Output the first line of the listing and each line after it, up to and including the line that contains "W, H = 1181, 1092", exactly as written, minus the pictures.

-- RECORDED DATA --
## BEGIN
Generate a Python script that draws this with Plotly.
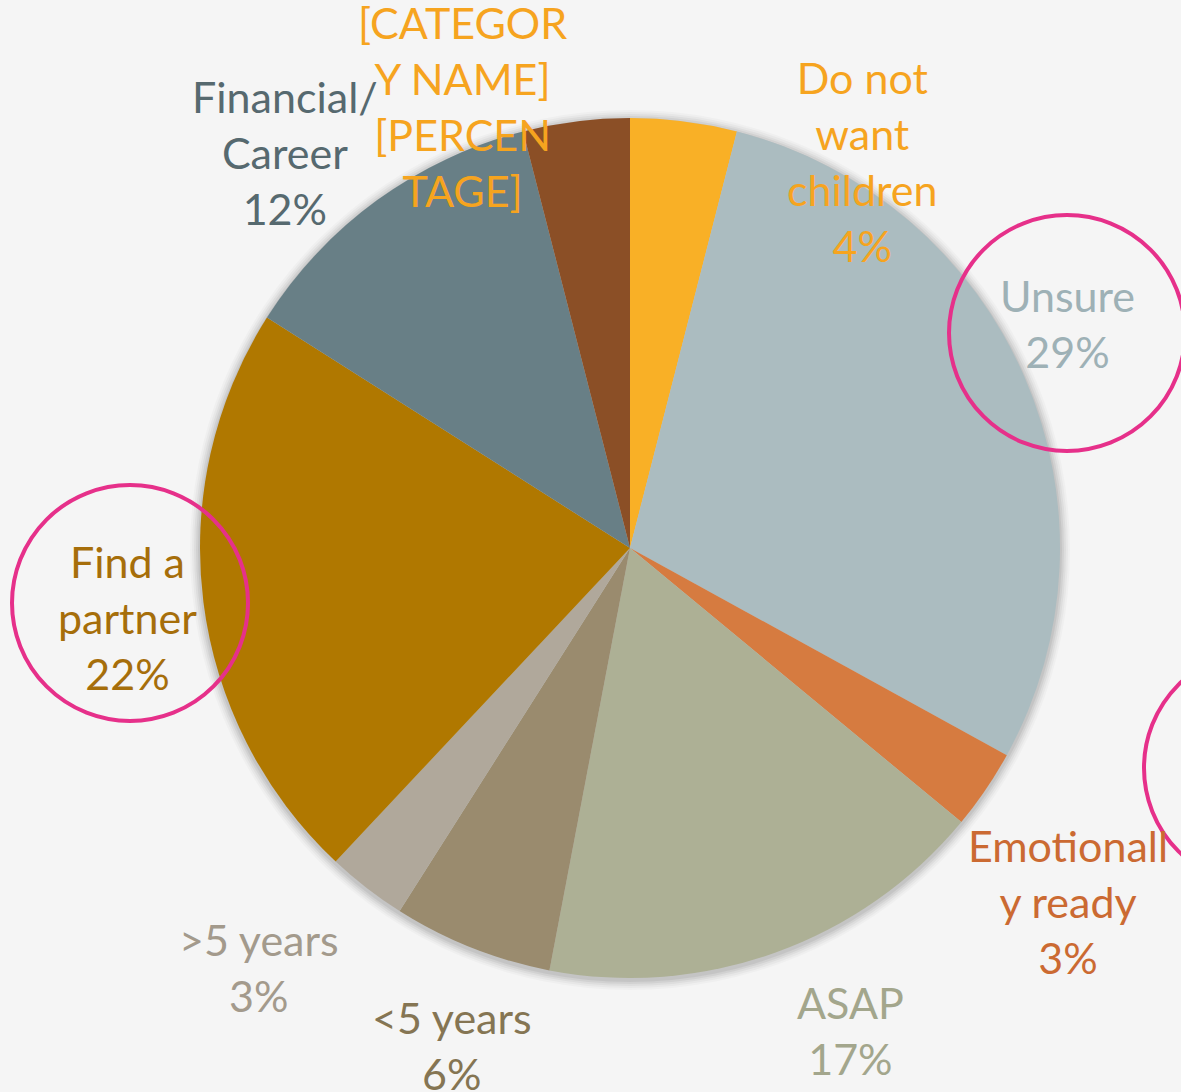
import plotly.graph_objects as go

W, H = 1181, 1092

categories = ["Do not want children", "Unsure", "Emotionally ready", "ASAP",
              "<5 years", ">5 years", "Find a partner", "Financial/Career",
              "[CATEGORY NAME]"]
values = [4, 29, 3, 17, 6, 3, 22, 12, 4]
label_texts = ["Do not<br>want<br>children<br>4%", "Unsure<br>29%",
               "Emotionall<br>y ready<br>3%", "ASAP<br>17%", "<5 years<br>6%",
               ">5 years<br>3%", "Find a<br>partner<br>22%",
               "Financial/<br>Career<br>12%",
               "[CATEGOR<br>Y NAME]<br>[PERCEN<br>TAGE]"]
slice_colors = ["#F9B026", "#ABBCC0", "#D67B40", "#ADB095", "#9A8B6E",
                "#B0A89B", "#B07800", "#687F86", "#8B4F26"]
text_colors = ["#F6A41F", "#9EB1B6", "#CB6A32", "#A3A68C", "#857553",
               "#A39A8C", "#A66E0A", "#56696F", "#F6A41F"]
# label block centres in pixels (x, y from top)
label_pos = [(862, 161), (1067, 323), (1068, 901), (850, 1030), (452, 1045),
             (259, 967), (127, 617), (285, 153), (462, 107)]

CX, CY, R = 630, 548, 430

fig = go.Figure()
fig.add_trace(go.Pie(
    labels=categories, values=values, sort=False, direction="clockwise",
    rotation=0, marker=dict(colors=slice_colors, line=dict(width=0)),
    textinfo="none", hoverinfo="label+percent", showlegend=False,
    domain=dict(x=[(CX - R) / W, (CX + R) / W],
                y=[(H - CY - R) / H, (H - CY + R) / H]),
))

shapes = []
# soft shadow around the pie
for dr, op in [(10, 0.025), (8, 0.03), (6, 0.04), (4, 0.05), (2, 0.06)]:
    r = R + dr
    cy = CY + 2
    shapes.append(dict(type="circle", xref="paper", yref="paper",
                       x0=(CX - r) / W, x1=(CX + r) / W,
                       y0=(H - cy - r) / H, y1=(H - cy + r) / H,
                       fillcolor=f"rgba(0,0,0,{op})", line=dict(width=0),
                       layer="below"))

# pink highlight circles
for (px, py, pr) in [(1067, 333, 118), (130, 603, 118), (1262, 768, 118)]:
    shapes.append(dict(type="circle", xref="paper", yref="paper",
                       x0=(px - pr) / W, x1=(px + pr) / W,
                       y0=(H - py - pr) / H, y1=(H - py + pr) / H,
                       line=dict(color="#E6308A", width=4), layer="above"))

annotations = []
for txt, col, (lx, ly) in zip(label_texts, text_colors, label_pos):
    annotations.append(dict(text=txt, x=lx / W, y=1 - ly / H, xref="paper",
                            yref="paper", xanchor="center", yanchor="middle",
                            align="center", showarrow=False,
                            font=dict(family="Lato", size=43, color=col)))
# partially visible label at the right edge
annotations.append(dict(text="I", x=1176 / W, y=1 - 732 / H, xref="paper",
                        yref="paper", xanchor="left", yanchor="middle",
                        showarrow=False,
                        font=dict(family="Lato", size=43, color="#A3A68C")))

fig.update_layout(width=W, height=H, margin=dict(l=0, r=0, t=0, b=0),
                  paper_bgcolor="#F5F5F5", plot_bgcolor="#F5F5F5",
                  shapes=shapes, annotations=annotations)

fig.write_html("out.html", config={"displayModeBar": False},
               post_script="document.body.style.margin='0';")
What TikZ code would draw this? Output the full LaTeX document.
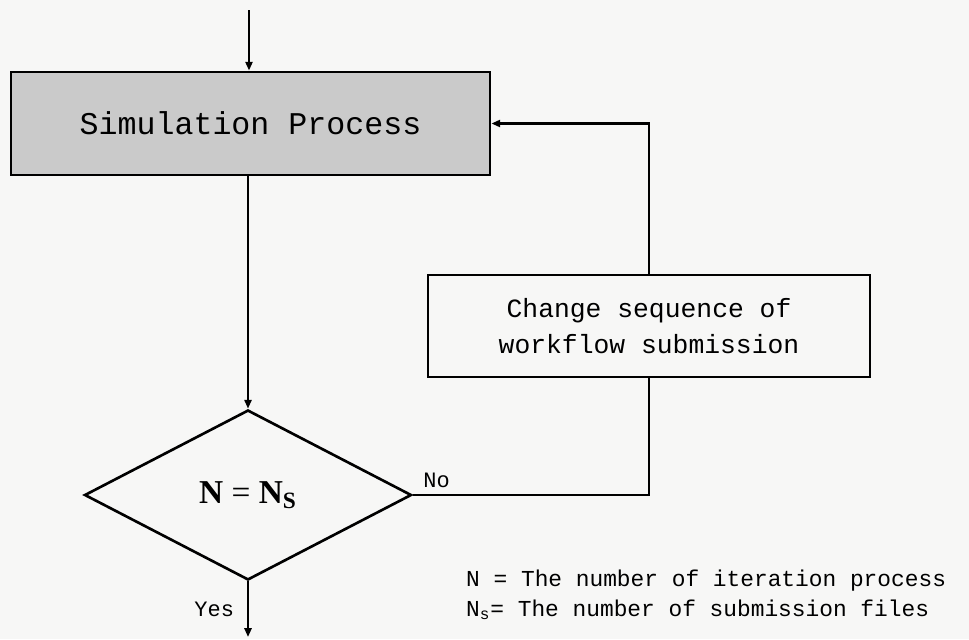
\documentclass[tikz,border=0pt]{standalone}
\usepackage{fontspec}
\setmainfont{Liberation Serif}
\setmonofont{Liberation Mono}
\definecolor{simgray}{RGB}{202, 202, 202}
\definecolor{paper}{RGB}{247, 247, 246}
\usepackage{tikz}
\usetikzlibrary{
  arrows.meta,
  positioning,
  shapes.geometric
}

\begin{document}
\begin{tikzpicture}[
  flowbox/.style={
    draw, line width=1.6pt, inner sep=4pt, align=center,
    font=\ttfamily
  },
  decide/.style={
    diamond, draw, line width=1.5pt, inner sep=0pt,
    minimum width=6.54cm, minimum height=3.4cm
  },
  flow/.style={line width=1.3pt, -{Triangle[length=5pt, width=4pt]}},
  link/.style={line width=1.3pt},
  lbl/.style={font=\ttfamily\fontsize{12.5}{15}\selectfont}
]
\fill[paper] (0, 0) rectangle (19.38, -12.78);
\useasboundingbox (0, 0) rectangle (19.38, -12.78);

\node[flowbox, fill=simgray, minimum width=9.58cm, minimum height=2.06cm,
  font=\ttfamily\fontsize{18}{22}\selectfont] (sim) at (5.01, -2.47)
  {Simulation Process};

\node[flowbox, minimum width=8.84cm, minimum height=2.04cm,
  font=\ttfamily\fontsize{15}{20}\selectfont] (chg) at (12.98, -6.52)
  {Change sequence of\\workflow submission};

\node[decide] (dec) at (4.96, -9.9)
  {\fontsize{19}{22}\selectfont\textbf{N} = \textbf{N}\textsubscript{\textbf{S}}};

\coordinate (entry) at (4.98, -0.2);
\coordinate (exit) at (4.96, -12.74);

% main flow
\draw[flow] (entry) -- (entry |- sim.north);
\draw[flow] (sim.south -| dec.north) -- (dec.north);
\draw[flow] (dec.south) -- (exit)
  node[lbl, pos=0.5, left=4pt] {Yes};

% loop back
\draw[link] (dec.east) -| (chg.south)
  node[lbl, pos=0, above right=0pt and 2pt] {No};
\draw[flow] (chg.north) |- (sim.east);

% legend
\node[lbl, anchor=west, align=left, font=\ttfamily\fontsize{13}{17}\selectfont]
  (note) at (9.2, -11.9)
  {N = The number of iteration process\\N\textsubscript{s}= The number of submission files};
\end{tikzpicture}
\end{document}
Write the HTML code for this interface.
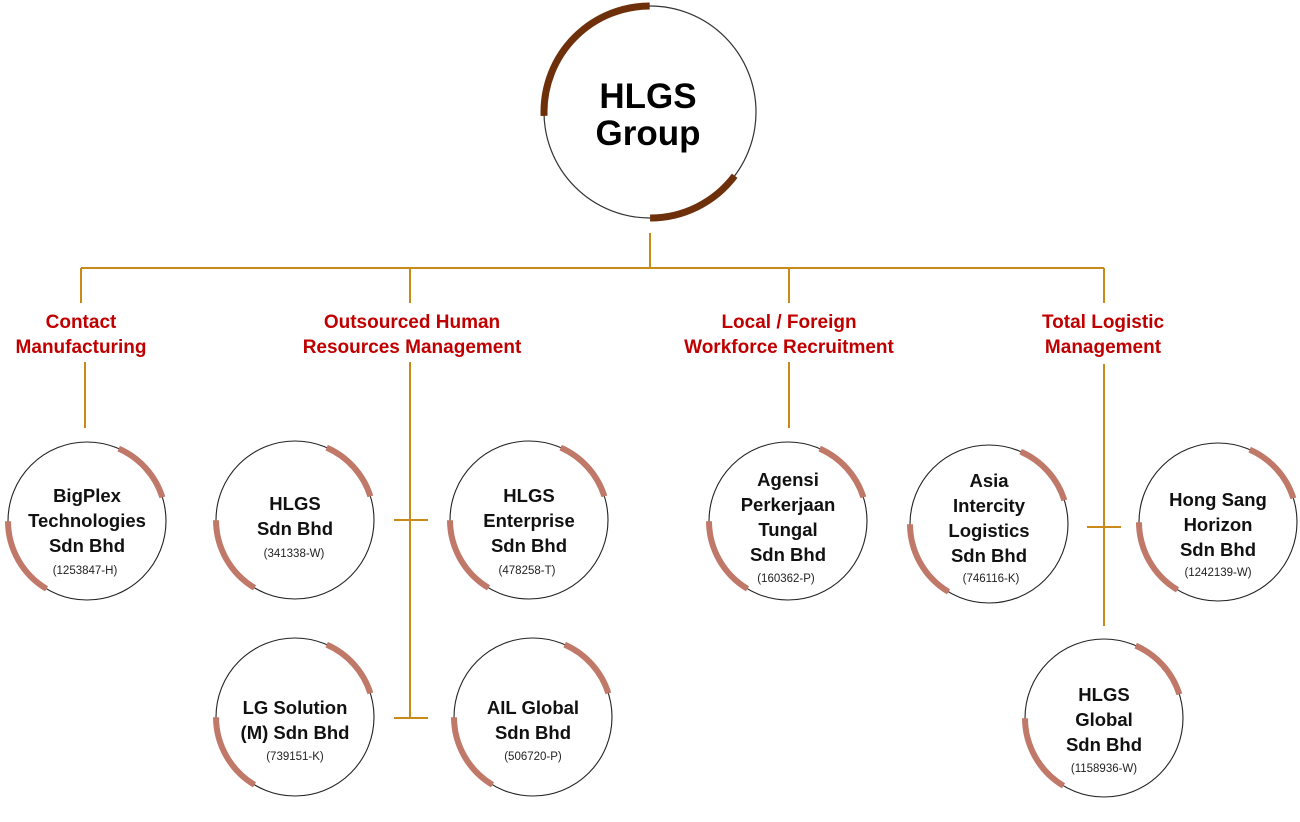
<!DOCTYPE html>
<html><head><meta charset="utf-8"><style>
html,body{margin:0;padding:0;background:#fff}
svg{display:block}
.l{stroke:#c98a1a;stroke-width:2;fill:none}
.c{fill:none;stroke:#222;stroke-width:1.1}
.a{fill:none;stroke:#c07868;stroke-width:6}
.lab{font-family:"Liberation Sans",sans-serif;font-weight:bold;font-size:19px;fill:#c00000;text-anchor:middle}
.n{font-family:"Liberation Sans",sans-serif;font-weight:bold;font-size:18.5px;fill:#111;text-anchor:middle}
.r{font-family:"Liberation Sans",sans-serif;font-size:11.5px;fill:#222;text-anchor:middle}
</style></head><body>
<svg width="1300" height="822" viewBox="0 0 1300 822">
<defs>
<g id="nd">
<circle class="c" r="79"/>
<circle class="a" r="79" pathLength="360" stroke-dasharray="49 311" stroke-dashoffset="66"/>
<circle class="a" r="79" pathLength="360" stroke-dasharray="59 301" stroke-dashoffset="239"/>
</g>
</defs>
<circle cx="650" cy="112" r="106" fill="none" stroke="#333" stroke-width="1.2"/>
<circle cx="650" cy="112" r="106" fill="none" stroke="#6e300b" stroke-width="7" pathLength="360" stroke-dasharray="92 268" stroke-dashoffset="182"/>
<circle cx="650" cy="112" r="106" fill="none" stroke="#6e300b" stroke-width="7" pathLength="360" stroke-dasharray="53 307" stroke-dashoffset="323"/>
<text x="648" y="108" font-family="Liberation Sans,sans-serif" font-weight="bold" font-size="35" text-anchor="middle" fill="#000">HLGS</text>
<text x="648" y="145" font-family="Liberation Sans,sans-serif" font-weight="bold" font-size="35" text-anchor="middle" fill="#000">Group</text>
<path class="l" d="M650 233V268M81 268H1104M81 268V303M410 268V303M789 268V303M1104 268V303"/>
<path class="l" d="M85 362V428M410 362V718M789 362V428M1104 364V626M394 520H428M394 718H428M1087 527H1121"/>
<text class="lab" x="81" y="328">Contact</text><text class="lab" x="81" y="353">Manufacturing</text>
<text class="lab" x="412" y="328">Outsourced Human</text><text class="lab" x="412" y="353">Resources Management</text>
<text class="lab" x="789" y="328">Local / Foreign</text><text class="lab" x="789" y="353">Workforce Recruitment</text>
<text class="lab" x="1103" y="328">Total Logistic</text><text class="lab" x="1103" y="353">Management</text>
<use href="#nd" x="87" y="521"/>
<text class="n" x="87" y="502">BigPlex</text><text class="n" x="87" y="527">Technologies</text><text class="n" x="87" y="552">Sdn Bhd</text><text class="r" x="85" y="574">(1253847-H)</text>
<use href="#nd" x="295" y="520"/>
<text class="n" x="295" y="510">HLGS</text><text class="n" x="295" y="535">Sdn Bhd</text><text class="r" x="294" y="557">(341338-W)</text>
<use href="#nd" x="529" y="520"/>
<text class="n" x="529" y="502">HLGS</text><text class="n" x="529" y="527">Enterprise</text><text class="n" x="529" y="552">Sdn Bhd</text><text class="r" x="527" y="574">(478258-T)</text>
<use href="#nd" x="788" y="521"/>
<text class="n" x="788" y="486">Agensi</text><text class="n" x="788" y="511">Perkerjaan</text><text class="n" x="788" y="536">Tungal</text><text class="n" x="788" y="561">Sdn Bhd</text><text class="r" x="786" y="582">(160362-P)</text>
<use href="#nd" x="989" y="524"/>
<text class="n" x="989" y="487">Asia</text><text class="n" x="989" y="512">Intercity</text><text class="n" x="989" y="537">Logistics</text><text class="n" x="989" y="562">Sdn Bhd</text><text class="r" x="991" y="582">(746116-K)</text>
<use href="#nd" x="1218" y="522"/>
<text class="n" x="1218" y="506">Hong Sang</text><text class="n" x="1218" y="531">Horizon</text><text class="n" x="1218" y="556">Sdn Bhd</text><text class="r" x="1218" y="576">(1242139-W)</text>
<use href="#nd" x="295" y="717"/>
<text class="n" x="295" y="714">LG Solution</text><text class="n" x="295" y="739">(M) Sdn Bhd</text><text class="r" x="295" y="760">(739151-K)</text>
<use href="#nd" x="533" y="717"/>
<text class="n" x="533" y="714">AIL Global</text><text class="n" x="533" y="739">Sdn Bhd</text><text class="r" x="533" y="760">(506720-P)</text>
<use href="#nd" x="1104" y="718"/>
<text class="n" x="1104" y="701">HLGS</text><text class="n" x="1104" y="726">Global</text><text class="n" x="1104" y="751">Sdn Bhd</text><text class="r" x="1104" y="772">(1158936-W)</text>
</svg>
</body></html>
## END
-- RESPONSE --
Generate a Python script that draws this with Plotly.
import plotly.graph_objects as go

W, H = 1181, 1092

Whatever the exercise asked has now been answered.